SMRs and AMRs

Friday, July 30, 2010

Prepping for 2012, Newt Gingrich Dusts Off His Old Playbook

David Corn
Politics Daily

The other day an associate of Newt Gingrich surprised me: He told me there's a 97 percent chance that Gingrich will run for president in 2012. Really? I replied, with a laugh. Yes, he said seriously. He noted that he had recently spoken to the former Republican House speaker and had picked up a he's-going-for-it vibe and that, more telling, he had seen that Gingrich was surrounding himself with veteran political operatives who would only likely flock to Gingrich for a presidential bid. Then on Thursday, Gingrich delivered a speech at the American Enterprise Institute -- one with a highfalutin' title: "America at Risk: Camus, National Security, and Afghanistan" -- that sure made it seem he's looking to be the darling of GOP primary voters who yearn for Dick Cheney.

In his typical bombastic style, Gingrich blasted President Obama and his aides for being national security wimps.
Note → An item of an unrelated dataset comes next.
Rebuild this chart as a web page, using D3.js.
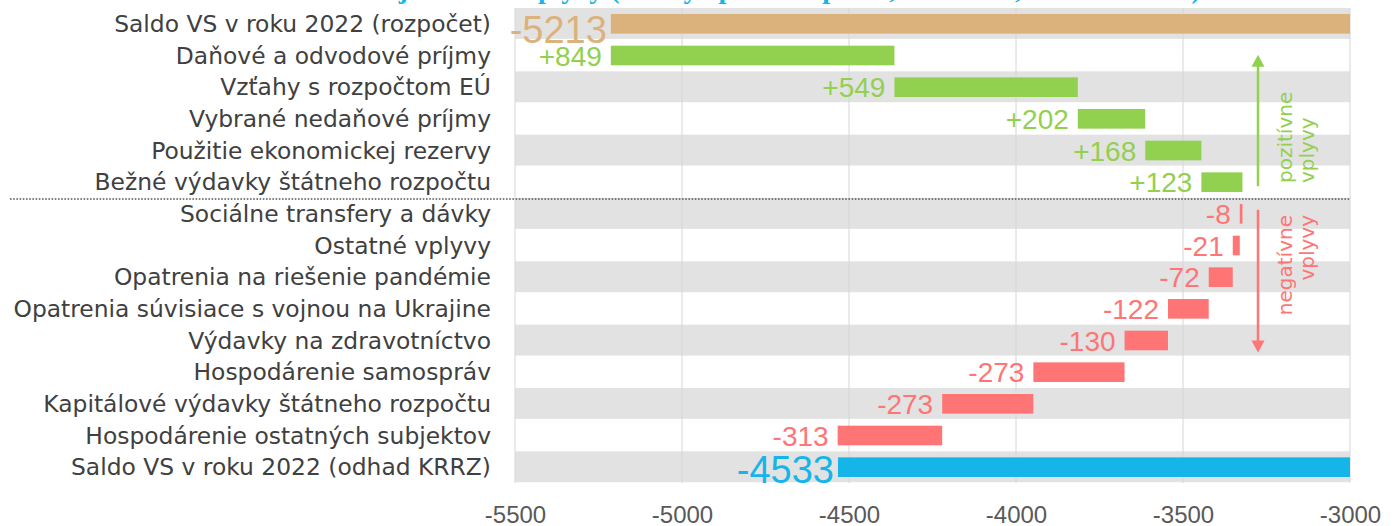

He declared, "America is at risk of a catastrophic disaster here at home, and that is a reality our elites are hiding from." He proclaimed that it is "clear the Obama administration is willfully blind to the nature of our enemies and the forces which threaten America." And he essentially charged Obama-ites with treason: "It is the natural path of secular socialist intellectuals to prefer our opponents to us and to accept their lies over our truths."

This is all nonsense. Obama and Co. prefer "our opponents" and knowingly ignore threats? This president is sending 30,000 more troops to Afghanistan (for good or bad) and has ordered far more drone attacks on al-Qaeda and other insurgent targets in Afghanistan and Pakistan than were conducted during the Bush-Cheney years. These are not the acts of a man who fancies the nation's foes.

Gingrich likes to pose as a serious thinker and idea man, but his embrace of such melodramatic hyperbole is more befitting a cartoon character. But Gingrich has always undermined his attempts to be seen as a statesman by immature bomb-throwing. After the 2008 campaign -- during which he originated the GOP's "Drill, Baby, Drill" initiative -- he positioned himself as a post-partisan player, declaring that he wanted to promote a "tri-partisan" approach to politics that would bring together Democrats, Republicans, and independents. He denounced the Republican Party for releasing an ad attempting to tie Obama to disgraced Illinois Gov. Rod Blagojevich, decrying "the sort of negative attack politics that the voters rejected in 2006 and 2008." Yet now -- after the Tea Party explosion has made attack politics rather popular on the right -- Gingrich is willing (and eager) to engage in the most foul of attacks: accusing the president of purposefully endangering the country because he and his crew prefer America's enemies. This is the worst form of calumny.